__TASK DIRECTIONS__
Among the entries below, please repeat exactly and only the lines from the line containing "Reproduce this chart with Plotly." to the line containing "import plotly.graph_objects as go", both lines included.

* BEGIN PROVIDED RECORDS *

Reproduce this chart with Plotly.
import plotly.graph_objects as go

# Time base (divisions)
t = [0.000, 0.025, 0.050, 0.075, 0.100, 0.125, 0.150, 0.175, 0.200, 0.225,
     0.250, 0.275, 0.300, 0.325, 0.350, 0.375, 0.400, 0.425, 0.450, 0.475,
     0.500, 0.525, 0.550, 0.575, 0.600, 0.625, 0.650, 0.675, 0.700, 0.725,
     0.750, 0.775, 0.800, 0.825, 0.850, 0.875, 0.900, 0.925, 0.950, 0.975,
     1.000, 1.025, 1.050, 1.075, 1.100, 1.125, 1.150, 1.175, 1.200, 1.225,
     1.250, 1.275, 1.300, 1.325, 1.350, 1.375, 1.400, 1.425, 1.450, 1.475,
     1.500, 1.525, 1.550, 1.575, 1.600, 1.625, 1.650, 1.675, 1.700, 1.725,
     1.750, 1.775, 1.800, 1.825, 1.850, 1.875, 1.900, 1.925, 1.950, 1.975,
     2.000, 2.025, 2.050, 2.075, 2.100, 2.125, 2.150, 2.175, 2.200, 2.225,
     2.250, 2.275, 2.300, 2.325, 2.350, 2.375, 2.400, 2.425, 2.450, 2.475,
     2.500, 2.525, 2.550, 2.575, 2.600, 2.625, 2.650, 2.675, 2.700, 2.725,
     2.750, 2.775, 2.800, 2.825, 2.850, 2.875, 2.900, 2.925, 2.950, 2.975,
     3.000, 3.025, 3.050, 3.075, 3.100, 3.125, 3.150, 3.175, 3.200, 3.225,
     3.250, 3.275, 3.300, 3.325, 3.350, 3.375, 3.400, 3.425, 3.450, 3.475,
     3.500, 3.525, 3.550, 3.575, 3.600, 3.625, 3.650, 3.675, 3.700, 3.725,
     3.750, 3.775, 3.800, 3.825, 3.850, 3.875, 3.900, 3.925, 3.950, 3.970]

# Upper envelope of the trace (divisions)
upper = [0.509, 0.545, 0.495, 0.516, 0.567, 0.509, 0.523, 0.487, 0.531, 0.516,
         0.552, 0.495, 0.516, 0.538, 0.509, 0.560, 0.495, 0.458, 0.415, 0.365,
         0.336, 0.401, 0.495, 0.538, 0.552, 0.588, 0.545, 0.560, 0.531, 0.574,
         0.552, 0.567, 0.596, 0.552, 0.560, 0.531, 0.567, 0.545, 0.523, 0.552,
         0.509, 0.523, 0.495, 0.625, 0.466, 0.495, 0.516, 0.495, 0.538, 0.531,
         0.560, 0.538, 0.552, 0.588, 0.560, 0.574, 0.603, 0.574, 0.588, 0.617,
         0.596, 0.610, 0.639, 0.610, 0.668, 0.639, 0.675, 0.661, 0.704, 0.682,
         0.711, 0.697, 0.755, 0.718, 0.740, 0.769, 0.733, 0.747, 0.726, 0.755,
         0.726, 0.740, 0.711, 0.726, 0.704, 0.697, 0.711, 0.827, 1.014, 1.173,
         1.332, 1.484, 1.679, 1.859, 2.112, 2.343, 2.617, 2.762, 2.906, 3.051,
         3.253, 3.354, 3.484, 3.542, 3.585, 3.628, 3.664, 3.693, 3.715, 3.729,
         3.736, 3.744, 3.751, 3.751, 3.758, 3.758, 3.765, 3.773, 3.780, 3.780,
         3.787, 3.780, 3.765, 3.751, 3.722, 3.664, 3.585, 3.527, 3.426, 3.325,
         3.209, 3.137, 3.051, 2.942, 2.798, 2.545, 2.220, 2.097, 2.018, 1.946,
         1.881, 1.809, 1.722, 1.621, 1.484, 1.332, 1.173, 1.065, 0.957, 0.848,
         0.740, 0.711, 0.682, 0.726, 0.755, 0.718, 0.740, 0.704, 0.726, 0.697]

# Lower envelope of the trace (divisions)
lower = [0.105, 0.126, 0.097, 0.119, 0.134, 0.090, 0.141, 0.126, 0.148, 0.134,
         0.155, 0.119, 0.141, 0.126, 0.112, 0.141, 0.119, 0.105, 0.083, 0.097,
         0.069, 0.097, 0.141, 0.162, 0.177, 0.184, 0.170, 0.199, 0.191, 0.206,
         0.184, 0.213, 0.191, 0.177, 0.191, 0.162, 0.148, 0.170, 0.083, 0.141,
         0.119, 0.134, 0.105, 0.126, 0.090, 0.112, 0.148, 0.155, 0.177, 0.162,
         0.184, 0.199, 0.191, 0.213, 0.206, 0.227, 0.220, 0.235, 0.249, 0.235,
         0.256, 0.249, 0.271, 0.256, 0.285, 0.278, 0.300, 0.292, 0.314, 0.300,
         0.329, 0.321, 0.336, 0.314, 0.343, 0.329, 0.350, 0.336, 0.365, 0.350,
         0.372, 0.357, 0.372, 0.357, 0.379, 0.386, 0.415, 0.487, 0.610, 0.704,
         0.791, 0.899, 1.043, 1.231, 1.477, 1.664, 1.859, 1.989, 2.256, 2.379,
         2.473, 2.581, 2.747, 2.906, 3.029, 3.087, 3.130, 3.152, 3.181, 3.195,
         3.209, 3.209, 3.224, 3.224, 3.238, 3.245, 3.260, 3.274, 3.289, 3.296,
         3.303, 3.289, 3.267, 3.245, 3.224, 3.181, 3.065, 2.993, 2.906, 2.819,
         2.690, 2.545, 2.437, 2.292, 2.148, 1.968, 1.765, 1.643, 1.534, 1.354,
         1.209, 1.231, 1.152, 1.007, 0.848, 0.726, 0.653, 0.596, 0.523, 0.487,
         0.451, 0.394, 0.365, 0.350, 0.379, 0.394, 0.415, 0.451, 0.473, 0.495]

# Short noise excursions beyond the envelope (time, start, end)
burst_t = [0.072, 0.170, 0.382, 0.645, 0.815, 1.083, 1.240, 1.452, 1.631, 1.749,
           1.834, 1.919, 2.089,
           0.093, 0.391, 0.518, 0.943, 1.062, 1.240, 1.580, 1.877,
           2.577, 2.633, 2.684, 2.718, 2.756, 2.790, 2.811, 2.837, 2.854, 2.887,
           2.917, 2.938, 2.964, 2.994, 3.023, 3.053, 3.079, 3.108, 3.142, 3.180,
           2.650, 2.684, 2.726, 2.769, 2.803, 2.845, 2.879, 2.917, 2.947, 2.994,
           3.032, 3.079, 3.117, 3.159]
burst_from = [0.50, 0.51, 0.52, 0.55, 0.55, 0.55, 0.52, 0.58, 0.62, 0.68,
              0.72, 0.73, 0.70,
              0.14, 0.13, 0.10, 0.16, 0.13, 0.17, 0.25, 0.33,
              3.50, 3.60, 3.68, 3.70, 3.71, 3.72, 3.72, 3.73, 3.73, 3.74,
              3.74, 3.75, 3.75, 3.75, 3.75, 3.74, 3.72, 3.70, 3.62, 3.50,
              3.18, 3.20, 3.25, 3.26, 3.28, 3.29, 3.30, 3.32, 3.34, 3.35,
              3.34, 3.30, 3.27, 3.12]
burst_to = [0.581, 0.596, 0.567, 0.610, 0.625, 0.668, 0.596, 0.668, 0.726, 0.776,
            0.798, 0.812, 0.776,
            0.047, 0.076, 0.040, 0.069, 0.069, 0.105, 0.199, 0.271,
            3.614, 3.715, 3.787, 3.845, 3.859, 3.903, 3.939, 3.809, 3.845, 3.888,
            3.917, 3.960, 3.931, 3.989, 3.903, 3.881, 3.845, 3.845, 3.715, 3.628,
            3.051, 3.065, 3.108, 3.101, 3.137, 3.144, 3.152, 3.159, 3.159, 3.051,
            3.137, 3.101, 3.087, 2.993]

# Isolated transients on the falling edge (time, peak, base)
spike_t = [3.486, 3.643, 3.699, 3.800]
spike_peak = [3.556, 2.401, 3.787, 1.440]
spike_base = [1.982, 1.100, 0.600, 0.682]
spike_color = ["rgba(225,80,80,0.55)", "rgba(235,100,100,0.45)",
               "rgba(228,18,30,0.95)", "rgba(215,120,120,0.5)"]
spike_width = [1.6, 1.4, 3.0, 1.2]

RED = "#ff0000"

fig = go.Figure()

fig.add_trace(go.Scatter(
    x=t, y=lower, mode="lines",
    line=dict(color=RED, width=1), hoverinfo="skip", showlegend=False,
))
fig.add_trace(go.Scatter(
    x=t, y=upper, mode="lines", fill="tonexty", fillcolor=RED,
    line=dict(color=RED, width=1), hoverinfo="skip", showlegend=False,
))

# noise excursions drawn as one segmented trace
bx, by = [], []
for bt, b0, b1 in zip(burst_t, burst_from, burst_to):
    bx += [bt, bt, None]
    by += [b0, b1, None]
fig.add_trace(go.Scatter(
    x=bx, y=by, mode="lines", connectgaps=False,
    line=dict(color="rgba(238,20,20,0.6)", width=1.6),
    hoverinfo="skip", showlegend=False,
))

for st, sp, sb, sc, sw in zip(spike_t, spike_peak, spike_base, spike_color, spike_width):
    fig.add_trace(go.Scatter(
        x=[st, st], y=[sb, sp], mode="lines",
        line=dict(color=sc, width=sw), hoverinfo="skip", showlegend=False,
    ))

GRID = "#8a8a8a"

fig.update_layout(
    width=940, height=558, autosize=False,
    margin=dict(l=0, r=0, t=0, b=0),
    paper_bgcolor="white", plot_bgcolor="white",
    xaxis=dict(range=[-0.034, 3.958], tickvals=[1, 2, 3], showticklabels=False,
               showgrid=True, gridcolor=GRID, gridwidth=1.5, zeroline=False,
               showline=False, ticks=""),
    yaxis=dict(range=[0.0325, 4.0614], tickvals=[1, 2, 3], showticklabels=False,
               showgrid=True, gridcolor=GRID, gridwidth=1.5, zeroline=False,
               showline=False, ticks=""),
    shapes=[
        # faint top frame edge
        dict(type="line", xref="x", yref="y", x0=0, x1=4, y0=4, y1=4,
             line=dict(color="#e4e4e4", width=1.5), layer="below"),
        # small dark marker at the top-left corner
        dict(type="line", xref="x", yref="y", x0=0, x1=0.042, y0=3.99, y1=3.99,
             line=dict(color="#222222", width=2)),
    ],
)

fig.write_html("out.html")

* END PROVIDED RECORDS *
* BEGIN PROVIDED RECORDS *

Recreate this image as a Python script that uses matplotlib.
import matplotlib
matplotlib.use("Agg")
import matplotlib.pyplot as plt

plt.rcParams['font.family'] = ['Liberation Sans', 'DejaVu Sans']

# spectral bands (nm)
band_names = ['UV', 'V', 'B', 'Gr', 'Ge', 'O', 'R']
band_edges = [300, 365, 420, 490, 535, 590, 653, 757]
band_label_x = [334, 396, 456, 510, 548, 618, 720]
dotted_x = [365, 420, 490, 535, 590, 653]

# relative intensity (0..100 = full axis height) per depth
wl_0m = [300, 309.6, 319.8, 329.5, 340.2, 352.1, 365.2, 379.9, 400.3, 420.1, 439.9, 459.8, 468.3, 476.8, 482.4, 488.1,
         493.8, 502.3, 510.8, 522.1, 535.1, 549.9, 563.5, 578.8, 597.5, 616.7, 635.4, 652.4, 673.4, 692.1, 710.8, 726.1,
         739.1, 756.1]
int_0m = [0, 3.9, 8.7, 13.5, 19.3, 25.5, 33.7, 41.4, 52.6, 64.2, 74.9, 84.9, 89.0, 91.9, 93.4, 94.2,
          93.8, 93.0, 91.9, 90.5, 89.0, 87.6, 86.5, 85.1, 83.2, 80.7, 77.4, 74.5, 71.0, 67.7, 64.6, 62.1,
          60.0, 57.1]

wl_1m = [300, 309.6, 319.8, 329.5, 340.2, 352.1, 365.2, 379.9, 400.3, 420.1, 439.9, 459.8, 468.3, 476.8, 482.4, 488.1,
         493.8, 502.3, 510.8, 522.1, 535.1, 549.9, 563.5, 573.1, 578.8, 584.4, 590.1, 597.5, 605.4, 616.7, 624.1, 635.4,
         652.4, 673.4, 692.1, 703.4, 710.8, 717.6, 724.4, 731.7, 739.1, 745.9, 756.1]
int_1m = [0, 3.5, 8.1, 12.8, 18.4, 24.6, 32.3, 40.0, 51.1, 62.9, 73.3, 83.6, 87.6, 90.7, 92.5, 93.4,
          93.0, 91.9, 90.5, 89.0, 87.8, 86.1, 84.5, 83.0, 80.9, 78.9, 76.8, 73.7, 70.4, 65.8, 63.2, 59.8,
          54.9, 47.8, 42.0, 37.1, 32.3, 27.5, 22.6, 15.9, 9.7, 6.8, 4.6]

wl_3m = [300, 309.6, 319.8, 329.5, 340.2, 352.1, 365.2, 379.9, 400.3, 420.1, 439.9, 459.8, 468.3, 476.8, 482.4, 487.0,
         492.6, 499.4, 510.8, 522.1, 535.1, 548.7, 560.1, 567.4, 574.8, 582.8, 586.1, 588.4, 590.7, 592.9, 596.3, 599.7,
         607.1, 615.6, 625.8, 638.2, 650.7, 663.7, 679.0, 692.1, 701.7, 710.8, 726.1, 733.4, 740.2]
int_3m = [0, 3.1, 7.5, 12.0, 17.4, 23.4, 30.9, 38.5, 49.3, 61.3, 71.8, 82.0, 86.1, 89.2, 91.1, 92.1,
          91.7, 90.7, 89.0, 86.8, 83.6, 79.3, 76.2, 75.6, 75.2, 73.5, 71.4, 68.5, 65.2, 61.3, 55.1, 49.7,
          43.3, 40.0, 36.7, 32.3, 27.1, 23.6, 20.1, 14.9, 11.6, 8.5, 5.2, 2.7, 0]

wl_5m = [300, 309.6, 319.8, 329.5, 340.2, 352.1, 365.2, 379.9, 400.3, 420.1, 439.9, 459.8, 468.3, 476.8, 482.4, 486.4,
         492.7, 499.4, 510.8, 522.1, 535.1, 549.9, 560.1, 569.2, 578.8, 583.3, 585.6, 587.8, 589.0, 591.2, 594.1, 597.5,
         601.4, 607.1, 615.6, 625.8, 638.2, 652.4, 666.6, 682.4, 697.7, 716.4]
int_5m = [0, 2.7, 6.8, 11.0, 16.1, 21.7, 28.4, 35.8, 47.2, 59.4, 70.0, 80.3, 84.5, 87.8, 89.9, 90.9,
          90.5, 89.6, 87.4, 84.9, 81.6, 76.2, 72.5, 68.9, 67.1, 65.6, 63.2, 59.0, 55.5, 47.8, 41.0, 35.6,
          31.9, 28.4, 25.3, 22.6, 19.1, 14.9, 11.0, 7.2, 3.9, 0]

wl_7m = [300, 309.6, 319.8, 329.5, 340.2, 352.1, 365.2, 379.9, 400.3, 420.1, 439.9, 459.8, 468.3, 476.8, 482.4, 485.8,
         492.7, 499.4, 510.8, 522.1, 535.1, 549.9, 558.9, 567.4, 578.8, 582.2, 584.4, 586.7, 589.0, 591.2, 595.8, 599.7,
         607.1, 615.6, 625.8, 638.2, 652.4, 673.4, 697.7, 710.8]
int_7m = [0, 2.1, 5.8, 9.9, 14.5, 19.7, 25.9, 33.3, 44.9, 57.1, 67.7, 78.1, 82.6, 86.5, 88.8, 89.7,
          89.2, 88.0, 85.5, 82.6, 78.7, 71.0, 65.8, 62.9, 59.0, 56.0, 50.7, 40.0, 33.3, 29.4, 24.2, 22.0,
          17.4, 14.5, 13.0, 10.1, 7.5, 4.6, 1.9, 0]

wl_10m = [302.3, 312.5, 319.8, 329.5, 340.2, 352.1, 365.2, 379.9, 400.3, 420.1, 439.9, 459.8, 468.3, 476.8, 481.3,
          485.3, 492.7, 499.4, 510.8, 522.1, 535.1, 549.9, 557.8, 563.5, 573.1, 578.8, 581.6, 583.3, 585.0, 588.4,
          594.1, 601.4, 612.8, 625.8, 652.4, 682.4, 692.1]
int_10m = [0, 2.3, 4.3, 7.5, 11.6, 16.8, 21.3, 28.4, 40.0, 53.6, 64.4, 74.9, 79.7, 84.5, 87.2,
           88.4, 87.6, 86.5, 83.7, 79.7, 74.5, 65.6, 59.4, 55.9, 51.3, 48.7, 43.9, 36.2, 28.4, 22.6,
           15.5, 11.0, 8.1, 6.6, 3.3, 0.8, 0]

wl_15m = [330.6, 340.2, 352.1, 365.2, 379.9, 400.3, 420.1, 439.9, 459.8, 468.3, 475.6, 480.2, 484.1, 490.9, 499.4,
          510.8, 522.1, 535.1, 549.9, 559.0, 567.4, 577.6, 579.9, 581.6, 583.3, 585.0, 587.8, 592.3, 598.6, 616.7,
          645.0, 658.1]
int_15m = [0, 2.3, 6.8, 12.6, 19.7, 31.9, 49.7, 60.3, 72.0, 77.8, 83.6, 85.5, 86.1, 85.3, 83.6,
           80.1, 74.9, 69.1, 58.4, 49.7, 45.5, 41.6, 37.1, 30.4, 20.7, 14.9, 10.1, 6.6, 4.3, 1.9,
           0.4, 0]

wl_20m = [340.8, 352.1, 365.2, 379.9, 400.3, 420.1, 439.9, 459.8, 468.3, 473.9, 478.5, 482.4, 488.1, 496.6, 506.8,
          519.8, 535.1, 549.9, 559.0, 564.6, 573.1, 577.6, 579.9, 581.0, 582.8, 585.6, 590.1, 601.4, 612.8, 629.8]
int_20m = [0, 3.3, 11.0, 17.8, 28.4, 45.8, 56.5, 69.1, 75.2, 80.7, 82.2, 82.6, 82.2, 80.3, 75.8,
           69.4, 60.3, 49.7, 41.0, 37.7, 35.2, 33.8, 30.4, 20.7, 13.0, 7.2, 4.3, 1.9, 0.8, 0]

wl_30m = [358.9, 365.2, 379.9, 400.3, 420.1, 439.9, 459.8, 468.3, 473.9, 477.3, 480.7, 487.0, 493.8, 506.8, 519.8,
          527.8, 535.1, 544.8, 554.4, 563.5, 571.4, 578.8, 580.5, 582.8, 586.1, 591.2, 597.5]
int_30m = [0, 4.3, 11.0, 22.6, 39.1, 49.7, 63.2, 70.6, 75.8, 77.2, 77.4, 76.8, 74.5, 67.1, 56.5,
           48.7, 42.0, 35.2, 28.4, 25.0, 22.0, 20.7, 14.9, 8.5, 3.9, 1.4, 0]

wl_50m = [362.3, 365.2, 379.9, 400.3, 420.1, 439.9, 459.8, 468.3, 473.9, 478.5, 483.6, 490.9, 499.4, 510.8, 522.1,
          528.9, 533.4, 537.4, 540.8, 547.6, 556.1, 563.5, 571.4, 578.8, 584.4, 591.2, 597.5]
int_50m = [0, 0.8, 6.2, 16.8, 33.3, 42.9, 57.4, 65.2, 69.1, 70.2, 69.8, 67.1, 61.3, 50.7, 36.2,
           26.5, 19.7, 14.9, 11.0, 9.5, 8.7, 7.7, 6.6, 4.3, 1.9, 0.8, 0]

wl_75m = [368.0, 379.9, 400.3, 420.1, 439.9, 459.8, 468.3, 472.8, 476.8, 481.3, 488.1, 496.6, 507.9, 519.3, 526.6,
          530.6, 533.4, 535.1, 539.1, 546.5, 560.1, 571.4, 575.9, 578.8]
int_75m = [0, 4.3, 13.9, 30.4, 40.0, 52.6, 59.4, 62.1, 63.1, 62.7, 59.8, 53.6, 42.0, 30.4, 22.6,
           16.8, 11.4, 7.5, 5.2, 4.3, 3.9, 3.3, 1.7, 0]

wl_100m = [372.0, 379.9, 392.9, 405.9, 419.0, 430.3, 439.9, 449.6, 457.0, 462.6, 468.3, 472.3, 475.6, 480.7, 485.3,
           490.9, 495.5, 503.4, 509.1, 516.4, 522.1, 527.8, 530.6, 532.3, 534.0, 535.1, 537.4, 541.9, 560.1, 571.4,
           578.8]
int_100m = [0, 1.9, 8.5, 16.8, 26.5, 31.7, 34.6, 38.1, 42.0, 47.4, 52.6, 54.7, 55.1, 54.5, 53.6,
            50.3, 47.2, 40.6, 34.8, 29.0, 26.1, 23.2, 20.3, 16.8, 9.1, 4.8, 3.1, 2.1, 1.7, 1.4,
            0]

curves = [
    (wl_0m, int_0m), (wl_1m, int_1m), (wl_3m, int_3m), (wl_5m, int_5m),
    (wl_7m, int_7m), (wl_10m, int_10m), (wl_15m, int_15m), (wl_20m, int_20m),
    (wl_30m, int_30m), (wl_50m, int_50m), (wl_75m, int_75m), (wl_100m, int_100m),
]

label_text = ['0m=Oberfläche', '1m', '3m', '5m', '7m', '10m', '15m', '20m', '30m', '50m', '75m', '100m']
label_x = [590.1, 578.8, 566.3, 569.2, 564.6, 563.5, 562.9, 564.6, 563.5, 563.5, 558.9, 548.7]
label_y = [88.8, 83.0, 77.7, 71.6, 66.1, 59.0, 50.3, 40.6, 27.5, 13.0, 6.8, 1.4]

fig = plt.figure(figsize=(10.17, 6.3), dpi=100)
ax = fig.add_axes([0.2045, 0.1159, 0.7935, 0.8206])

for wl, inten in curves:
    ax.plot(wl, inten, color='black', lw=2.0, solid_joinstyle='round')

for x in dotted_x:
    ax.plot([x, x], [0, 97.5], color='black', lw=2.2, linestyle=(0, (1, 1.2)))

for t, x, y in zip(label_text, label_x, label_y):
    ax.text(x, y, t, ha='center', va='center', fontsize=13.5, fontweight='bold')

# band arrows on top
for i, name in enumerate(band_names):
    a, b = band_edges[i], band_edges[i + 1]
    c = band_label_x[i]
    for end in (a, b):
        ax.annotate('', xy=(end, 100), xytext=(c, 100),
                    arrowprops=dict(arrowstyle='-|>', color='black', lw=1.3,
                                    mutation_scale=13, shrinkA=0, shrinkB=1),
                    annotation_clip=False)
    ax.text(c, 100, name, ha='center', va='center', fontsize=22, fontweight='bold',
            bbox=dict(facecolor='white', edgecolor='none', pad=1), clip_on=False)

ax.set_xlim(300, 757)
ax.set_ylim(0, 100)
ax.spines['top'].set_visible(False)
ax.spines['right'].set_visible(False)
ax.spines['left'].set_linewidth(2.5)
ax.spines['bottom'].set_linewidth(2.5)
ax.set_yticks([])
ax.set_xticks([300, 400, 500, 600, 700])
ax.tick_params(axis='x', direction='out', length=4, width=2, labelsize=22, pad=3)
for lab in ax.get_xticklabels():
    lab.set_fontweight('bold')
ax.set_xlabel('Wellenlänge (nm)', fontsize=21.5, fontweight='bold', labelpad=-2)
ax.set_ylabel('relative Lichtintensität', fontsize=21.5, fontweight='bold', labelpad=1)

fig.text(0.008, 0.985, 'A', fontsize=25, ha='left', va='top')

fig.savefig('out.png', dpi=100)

* END PROVIDED RECORDS *

__RESULT__
Reproduce this chart with Plotly.
import plotly.graph_objects as go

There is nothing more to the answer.